Saturday, May 30, 2015


Indiana real estate buyers - get it in writing.

        Indiana's court of appeals rendered a Crawfordsville pizza owner's land contract no good. The buyer and the seller did have a written contract. The pizza operator was to buy the real estate where it did business on contract. The written deal required payments to the seller for just under 3 years. After 3 years the buyer was to pay off the balance of the purchase price, what is called a balloon payment.

       The pizza operator did not make the final payment. He argued that there was an oral agreement to extend the loan. The seller disagreed. The court ruled that all land sale contracts AND any modifications to those contracts MUST be in writing. This according to Indiana's Statute of Frauds.

       Any real estate buyer, especially one getting financing from the seller, should demand that all negotiations be done in writing.

The case is Huber v. Hamilton (2015)



Tuesday, May 26, 2015

Always incorporate!

In a recent federal court case it became obvious that only an inventor's expressly made description of an invention is relied upon by the public. So, what if there are certain portions of the application that are not expressly used by the inventor as the application process proceeds?

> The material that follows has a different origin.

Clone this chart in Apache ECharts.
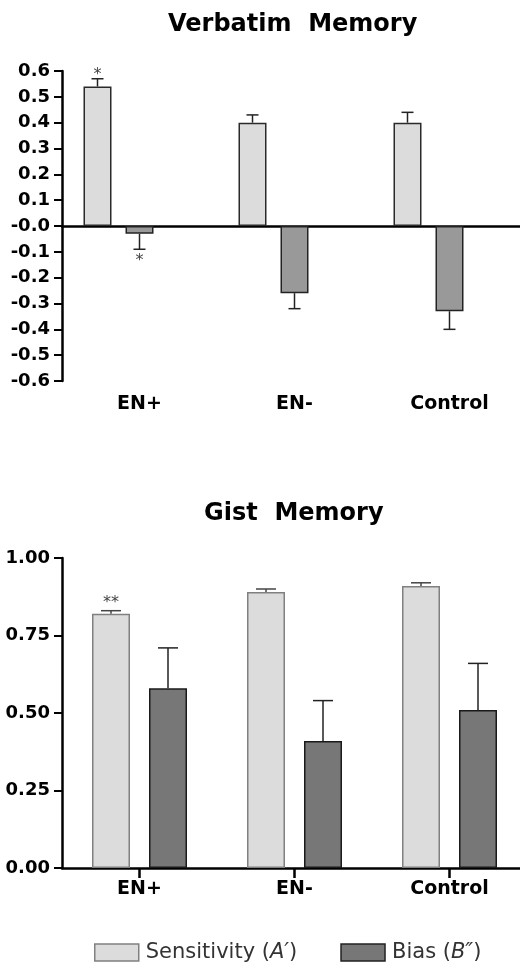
<!DOCTYPE html>
<html>
<head>
<meta charset="utf-8">
<script src="https://cdn.jsdelivr.net/npm/echarts@6/dist/echarts.min.js"></script>
<style>
  html, body { margin: 0; padding: 0; background: #fff; }
  #chart { width: 520px; height: 972px; }
</style>
</head>
<body>
<div id="chart"></div>
<script>
const categories = ['EN+', 'EN-', 'Control'];

// Verbatim memory (top panel)
const verbSens = [0.54, 0.40, 0.40];
const verbSensErr = [0.03, 0.03, 0.04];
const verbBias = [-0.03, -0.26, -0.33];
const verbBiasErr = [0.06, 0.06, 0.07];
const verbSensStars = ['*', '', ''];
const verbBiasStars = ['*', '', ''];

// Gist memory (bottom panel)
const gistSens = [0.82, 0.89, 0.91];
const gistSensErr = [0.01, 0.01, 0.01];
const gistBias = [0.58, 0.41, 0.51];
const gistBiasErr = [0.13, 0.13, 0.15];
const gistSensStars = ['**', '', ''];

const titles = ['Verbatim  Memory', 'Gist  Memory'];
const legendNames = ['Sensitivity', 'Bias'];

const FONT = 'DejaVu Sans';

// error bar + significance star, drawn from the data through the axes
function errorBars(vals, errs, stars, offset, capHalf, starDy, color) {
    return function (params, api) {
        const i = params.dataIndex;
        const v = vals[i];
        const dir = v < 0 ? -1 : 1;
        const end = v + dir * errs[i];
        const p0 = api.coord([i, v]);
        const p1 = api.coord([i, end]);
        const x = p0[0] + offset;
        const children = [
            { type: 'line', shape: { x1: x, y1: p0[1], x2: x, y2: p1[1] },
              style: { stroke: color, lineWidth: 1.5 } },
            { type: 'line', shape: { x1: x - capHalf, y1: p1[1], x2: x + capHalf, y2: p1[1] },
              style: { stroke: color, lineWidth: 1.5 } }
        ];
        if (stars && stars[i]) {
            children.push({
                type: 'text',
                style: {
                    text: stars[i], x: x, y: p1[1] + starDy * dir,
                    fill: '#444', font: '16px ' + FONT,
                    align: 'center', verticalAlign: 'middle'
                }
            });
        }
        return { type: 'group', children: children };
    };
}

const chart = echarts.init(document.getElementById('chart'));

const yLabelStyle = { color: '#000', fontFamily: FONT, fontWeight: 'bold', fontSize: 18, margin: 12 };
const xLabelStyle = { color: '#000', fontFamily: FONT, fontWeight: 'bold', fontSize: 19 };

chart.setOption({
    backgroundColor: '#fff',
    animation: false,
    title: [
        { text: titles[0], left: 163, top: 8,
          textStyle: { fontFamily: FONT, fontWeight: 'bold', fontSize: 24, color: '#000' } },
        { text: titles[1], left: 199, top: 497,
          textStyle: { fontFamily: FONT, fontWeight: 'bold', fontSize: 24, color: '#000' } }
    ],
    legend: {
        left: 89,
        top: 937,
        itemWidth: 44,
        itemHeight: 17,
        itemGap: 43,
        icon: 'rect',
        data: [
            { name: legendNames[0], itemStyle: { color: '#dcdcdc', borderColor: '#808080', borderWidth: 1.5 } },
            { name: legendNames[1], itemStyle: { color: '#777777', borderColor: '#222', borderWidth: 1.5 } }
        ],
        formatter: function (name) {
            return name === 'Bias' ? 'Bias ({i|B″})' : 'Sensitivity ({i|A′})';
        },
        textStyle: {
            fontFamily: FONT, fontSize: 21, color: '#333', padding: [0, 0, 0, 2],
            rich: { i: { fontFamily: FONT, fontSize: 21, fontStyle: 'italic', color: '#333' } }
        }
    },
    grid: [
        { left: 62, top: 71, width: 465, height: 310, outerBoundsMode: 'none' },
        { left: 62, top: 558, width: 465, height: 310, outerBoundsMode: 'none' }
    ],
    xAxis: [
        {   // zero line of the top panel
            type: 'category', gridIndex: 0, data: categories, position: 'top',
            axisLine: { onZero: true, lineStyle: { color: '#000', width: 2.5 } },
            axisTick: { show: false }, axisLabel: { show: false }
        },
        {   // category labels of the top panel
            type: 'category', gridIndex: 0, data: categories, position: 'bottom',
            axisLine: { show: false, onZero: false }, axisTick: { show: false },
            axisLabel: Object.assign({ margin: 14 }, xLabelStyle)
        },
        {
            type: 'category', gridIndex: 1, data: categories, position: 'bottom',
            axisLine: { lineStyle: { color: '#000', width: 2.5 } },
            axisTick: { show: true, alignWithLabel: true, length: 10, lineStyle: { color: '#000', width: 2.5 } },
            axisLabel: Object.assign({ margin: 12 }, xLabelStyle)
        }
    ],
    yAxis: [
        {
            type: 'value', gridIndex: 0, min: -0.6, max: 0.6, interval: 0.1,
            splitLine: { show: false },
            axisLine: { show: true, lineStyle: { color: '#000', width: 2.5 } },
            axisTick: { show: true, length: 8, lineStyle: { color: '#000', width: 2 } },
            axisLabel: Object.assign({
                formatter: v => (v <= 0.0001 ? '-' : '') + Math.abs(v).toFixed(1)
            }, yLabelStyle)
        },
        {
            type: 'value', gridIndex: 1, min: 0, max: 1, interval: 0.25,
            splitLine: { show: false },
            axisLine: { show: true, lineStyle: { color: '#000', width: 2.5 } },
            axisTick: { show: true, length: 8, lineStyle: { color: '#000', width: 2 } },
            axisLabel: Object.assign({ formatter: v => v.toFixed(2) }, yLabelStyle)
        }
    ],
    series: [
        {
            name: legendNames[0], type: 'bar', xAxisIndex: 0, yAxisIndex: 0,
            data: verbSens, barWidth: 28, barGap: '50%',
            itemStyle: { color: '#dcdcdc', borderColor: '#2a2a2a', borderWidth: 1.5 }
        },
        {
            name: legendNames[1], type: 'bar', xAxisIndex: 0, yAxisIndex: 0,
            data: verbBias, barWidth: 28, barGap: '50%',
            itemStyle: { color: '#999999', borderColor: '#222', borderWidth: 1.5 }
        },
        {   // empty slot: the top panel's bar pair sits left of the label
            name: 'spacer', type: 'bar', xAxisIndex: 0, yAxisIndex: 0,
            data: [], barWidth: 28, barGap: '50%'
        },
        {
            type: 'custom', xAxisIndex: 0, yAxisIndex: 0, z: 5,
            data: verbSens.map((v, i) => [i, v]),
            renderItem: errorBars(verbSens, verbSensErr, verbSensStars, -42, 6, -3.5, '#222')
        },
        {
            type: 'custom', xAxisIndex: 0, yAxisIndex: 0, z: 5,
            data: verbBias.map((v, i) => [i, v]),
            renderItem: errorBars(verbBias, verbBiasErr, verbBiasStars, 0, 6, -12, '#222')
        },
        {
            name: legendNames[0], type: 'bar', xAxisIndex: 2, yAxisIndex: 1,
            data: gistSens, barWidth: 38, barGap: '50%',
            itemStyle: { color: '#dcdcdc', borderColor: '#808080', borderWidth: 1.5 }
        },
        {
            name: legendNames[1], type: 'bar', xAxisIndex: 2, yAxisIndex: 1,
            data: gistBias, barWidth: 38, barGap: '50%',
            itemStyle: { color: '#777777', borderColor: '#1a1a1a', borderWidth: 1.5 }
        },
        {
            type: 'custom', xAxisIndex: 2, yAxisIndex: 1, z: 5,
            data: gistSens.map((v, i) => [i, v]),
            renderItem: errorBars(gistSens, gistSensErr, gistSensStars, -28.5, 10, -7.5, '#444')
        },
        {
            type: 'custom', xAxisIndex: 2, yAxisIndex: 1, z: 5,
            data: gistBias.map((v, i) => [i, v]),
            renderItem: errorBars(gistBias, gistBiasErr, null, 28.5, 10, 0, '#222')
        }
    ]
});
</script>
</body>
</html>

In Dunnhumby, the inventor filed a first patent application. Then he filed a second patent application based on the first. He failed to expressly include the first in the second. Later, he sued for infringement of his software patent.

The inventor wanted his custom definition for the word "Query" from his first application to apply in his second. The court refused to do so, advising that the file information in the application's folder is "intrinsic" to the patent. Anything else is extrinsic and not something the public would have necessarily known.

To circumvent this, always include a specific incorporation by reference in any patent applications that are subsequent to a prior application for the same invention.